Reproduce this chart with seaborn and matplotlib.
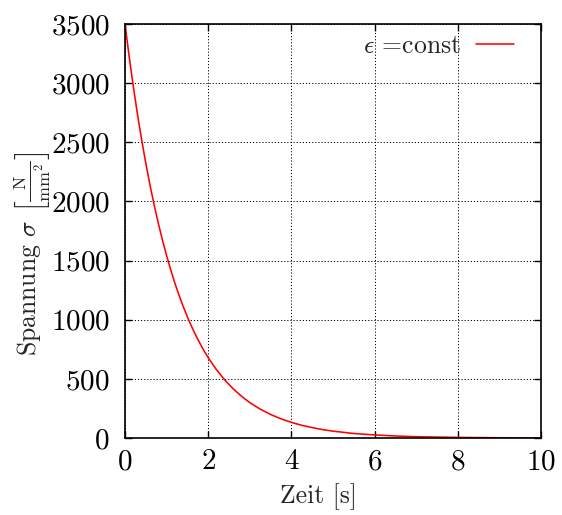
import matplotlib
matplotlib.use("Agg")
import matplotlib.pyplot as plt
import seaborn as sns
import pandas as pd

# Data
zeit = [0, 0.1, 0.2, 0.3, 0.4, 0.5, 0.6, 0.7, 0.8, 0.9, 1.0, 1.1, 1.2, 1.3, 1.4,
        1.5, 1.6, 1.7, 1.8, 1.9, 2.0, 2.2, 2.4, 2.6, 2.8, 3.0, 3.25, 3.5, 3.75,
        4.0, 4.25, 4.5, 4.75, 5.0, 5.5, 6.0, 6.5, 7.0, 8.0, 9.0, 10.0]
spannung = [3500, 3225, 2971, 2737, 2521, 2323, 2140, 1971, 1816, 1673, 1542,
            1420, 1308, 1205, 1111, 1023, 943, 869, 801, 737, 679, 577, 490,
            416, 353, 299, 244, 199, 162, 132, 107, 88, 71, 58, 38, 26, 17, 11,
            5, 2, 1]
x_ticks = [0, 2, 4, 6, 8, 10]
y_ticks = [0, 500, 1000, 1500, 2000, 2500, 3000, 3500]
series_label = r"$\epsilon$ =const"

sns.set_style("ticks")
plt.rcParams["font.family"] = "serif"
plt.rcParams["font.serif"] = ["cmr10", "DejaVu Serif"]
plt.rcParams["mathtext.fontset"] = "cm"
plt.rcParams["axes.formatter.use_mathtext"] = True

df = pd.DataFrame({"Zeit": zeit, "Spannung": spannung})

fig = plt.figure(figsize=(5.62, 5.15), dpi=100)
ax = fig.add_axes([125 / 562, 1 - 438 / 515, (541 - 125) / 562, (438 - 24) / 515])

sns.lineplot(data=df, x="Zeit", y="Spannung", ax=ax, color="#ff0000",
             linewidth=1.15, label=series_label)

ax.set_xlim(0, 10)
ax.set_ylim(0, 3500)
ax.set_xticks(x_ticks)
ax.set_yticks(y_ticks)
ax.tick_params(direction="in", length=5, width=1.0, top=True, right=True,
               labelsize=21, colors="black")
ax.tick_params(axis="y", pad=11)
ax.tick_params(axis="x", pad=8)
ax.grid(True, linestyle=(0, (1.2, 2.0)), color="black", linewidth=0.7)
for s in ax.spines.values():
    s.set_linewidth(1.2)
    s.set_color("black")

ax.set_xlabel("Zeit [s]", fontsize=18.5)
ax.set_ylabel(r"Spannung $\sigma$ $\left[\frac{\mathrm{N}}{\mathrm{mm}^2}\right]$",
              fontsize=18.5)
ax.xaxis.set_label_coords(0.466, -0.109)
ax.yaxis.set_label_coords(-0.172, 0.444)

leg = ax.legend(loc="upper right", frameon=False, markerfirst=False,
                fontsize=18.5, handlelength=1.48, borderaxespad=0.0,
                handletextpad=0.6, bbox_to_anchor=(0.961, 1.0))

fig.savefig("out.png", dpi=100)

++++++++++

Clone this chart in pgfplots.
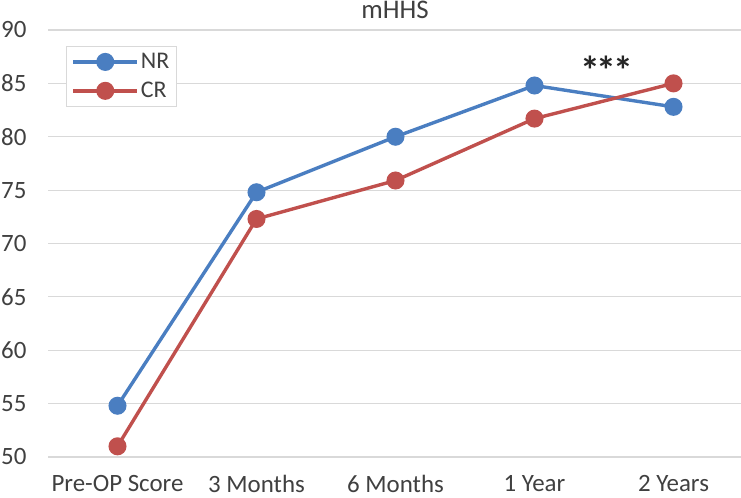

++++++++++

Within the entries above, give again exactly the lines starting at the one that contains "Reproduce this chart" and ending at the one that contains "import pandas as pd", leaving out the pictures.

— Answer to the task —
Reproduce this chart with seaborn and matplotlib.
import matplotlib
matplotlib.use("Agg")
import matplotlib.pyplot as plt
import seaborn as sns
import pandas as pd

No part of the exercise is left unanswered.